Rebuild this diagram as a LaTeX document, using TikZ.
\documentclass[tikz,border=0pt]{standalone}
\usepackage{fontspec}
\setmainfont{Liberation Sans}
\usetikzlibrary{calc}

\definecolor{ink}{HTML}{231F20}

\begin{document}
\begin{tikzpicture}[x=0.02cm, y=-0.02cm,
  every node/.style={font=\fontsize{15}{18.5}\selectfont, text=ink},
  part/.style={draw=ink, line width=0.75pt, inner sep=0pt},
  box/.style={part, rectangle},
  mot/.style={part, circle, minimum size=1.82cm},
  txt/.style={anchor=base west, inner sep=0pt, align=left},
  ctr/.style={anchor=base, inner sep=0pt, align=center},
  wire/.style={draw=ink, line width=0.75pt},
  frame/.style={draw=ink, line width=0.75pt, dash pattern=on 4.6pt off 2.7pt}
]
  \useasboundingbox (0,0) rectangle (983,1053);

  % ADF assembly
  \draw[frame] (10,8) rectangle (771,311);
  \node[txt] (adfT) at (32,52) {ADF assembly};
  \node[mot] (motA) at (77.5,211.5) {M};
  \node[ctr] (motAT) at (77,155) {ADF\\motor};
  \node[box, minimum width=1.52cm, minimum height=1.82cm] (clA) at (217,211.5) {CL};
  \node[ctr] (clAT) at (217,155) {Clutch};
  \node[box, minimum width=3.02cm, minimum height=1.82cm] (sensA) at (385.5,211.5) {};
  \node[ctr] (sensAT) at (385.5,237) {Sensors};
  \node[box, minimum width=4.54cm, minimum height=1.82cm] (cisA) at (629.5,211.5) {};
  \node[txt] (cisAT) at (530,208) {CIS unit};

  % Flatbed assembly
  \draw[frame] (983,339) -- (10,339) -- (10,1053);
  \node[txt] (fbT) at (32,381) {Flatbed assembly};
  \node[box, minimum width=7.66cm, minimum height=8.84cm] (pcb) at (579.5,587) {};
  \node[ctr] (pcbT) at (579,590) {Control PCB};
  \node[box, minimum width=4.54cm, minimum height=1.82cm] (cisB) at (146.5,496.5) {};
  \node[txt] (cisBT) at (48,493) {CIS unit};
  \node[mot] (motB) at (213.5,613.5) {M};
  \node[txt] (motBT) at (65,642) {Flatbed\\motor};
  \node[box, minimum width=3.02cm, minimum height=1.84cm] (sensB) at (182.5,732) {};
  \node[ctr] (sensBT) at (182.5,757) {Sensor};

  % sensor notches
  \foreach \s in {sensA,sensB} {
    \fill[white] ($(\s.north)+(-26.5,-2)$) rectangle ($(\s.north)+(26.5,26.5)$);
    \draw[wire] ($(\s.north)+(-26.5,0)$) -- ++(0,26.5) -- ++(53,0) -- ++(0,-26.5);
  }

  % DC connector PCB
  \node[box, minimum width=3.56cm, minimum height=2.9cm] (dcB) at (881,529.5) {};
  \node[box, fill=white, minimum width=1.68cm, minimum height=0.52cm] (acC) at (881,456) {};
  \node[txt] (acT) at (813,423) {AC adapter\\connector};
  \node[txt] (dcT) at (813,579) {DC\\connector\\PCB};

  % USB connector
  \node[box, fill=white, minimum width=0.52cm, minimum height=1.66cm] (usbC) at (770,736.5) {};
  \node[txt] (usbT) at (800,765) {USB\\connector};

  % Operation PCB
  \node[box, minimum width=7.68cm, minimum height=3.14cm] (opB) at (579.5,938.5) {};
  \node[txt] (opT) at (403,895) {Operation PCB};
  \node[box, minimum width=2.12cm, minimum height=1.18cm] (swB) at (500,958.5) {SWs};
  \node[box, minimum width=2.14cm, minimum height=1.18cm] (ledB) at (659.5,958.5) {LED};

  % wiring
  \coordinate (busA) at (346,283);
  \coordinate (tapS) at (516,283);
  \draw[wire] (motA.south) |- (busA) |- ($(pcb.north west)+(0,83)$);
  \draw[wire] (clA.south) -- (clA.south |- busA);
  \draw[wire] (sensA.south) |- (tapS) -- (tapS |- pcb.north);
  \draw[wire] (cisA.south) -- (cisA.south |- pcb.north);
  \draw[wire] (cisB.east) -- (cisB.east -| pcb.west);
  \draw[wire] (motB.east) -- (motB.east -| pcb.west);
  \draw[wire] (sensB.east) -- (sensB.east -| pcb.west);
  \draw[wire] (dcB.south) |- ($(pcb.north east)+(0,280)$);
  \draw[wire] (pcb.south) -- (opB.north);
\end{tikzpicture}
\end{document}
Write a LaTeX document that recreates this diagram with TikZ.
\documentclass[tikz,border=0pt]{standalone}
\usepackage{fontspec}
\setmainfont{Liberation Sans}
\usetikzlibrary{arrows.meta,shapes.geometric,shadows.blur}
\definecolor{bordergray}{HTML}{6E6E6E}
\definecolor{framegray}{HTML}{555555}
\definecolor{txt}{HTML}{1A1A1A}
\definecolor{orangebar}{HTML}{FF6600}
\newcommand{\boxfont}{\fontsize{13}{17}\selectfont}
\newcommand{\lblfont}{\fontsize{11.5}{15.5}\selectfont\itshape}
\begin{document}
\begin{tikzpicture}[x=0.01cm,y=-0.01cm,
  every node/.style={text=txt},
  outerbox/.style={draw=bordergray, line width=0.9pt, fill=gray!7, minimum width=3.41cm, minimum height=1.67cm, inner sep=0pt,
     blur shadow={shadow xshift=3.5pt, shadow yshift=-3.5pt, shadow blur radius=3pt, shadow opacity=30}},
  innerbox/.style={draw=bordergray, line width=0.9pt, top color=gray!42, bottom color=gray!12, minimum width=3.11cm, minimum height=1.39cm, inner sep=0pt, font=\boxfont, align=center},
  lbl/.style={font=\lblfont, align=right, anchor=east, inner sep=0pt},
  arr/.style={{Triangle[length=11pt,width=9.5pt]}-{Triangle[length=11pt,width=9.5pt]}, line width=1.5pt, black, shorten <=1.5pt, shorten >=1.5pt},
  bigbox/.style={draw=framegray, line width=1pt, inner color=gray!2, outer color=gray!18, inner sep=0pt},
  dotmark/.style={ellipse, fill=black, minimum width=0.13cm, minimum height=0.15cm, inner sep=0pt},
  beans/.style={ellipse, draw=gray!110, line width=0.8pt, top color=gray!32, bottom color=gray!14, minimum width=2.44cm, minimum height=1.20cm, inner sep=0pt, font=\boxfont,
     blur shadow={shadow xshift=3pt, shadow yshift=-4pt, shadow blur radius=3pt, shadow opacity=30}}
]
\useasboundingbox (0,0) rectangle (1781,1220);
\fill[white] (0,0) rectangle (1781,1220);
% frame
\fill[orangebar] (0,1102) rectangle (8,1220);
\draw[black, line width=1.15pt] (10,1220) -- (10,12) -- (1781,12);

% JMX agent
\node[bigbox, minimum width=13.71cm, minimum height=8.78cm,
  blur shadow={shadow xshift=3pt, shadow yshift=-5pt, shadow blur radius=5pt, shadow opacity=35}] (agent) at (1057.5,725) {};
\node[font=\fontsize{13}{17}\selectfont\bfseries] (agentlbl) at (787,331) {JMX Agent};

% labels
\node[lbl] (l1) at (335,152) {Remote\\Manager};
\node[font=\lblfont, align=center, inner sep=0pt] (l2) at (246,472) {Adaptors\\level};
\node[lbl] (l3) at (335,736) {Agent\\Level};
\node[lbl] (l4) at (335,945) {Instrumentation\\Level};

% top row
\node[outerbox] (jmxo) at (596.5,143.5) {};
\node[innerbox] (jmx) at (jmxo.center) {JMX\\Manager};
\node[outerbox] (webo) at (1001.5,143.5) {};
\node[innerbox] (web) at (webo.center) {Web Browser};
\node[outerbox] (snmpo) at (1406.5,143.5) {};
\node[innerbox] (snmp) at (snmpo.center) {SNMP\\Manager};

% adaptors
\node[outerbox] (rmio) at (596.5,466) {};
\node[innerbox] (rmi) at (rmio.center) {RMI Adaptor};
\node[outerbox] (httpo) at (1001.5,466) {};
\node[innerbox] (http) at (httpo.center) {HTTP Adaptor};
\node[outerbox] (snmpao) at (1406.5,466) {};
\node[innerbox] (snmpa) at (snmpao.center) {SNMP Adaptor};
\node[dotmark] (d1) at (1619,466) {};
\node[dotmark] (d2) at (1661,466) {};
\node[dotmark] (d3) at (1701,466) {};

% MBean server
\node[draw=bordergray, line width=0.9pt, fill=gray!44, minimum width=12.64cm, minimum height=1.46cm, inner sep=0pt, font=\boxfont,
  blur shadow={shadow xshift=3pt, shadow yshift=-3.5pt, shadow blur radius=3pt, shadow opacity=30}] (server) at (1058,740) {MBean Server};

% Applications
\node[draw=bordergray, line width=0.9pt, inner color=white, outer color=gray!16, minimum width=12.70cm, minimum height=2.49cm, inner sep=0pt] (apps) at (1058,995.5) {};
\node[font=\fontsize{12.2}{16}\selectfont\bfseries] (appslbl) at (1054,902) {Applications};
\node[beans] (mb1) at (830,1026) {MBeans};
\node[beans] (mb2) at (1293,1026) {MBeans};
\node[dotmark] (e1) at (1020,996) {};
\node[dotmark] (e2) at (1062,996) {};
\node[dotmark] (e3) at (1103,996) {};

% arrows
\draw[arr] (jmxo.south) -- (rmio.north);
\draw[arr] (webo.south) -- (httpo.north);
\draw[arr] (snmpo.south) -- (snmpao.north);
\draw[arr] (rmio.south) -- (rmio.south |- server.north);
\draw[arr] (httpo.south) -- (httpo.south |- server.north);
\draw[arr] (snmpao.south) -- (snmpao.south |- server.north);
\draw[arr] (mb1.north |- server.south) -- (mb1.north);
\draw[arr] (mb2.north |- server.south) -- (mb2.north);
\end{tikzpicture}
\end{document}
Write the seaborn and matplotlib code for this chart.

..............................

DO THIS:
From the listing above, copy every line that holds the string "Write".

ANSWER TO THE PROBLEM:
Write a LaTeX document that recreates this diagram with TikZ.
Write the seaborn and matplotlib code for this chart.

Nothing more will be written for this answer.